- Born: unknown
- Died: c. 680
- Venerated in: Roman Catholic Church Eastern Orthodox Church
- Feast: 17 June

= Adulf =

7th-century Anglo-Saxon saint

Saint Adulf (also Adolph, Adolf, Athwulf, Æthelwulf or Æðelwulf) (died c. 680 AD) was an Anglo-Saxon saint.

==Life==
Adulf is said to have been the brother of Botolph, but virtually nothing is known about his life. Church historian Frederick George Holweck says he was not Botolph's brother.

The story, which originated with a monk of Thorney, Folcard's account of Botolph's life, that Adulf was at one-time bishop of Maastricht, is now generally thought to rest on a confusion of names and to have no substance. However, it does explain the reason today's saint is often honoured as a bishop.
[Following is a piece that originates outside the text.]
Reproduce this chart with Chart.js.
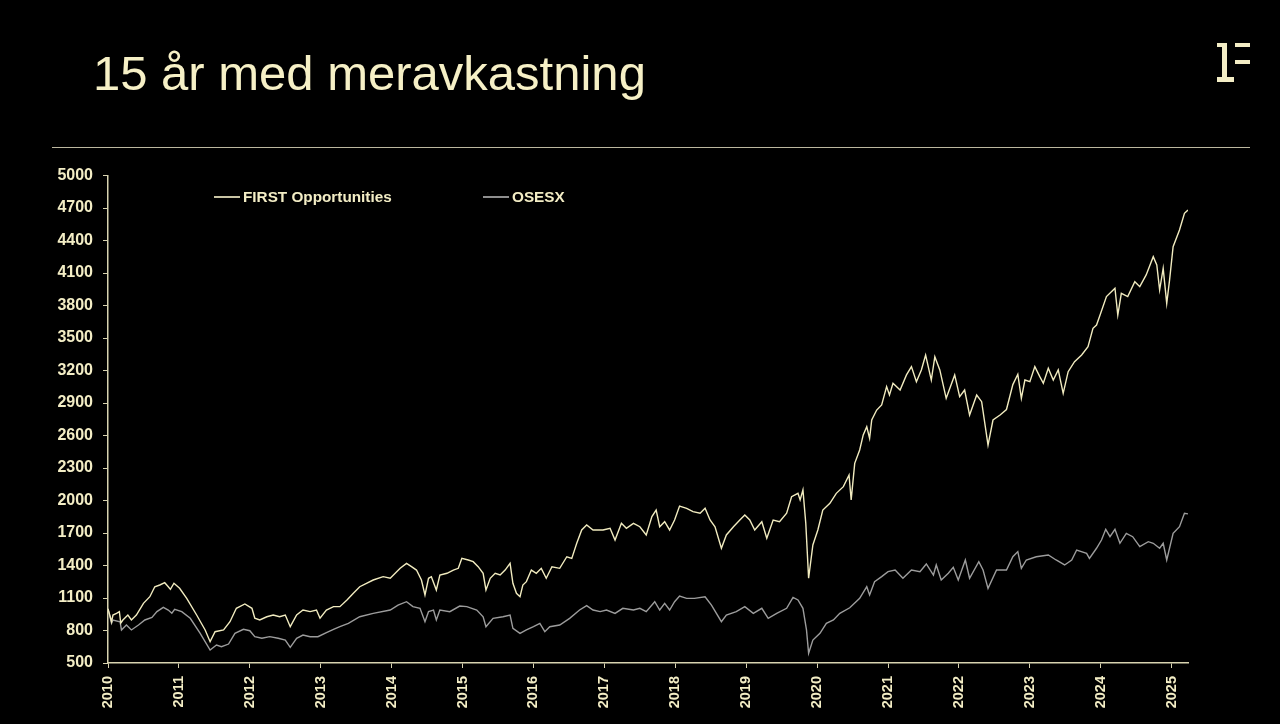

The monastery at Iken, in the Kingdom of East Anglia, was destroyed in Viking raids. It is said that when by the orders of Æthelwold of Winchester, Botolph's body was disinterred for translation to the new abbey of Thorney, Adulf's body was buried with it, and as it proved impossible to disentangle the bones, the remains of both saints were taken to Thorney, where the relics of Adulf remained. The feast day of both saints is 17 June.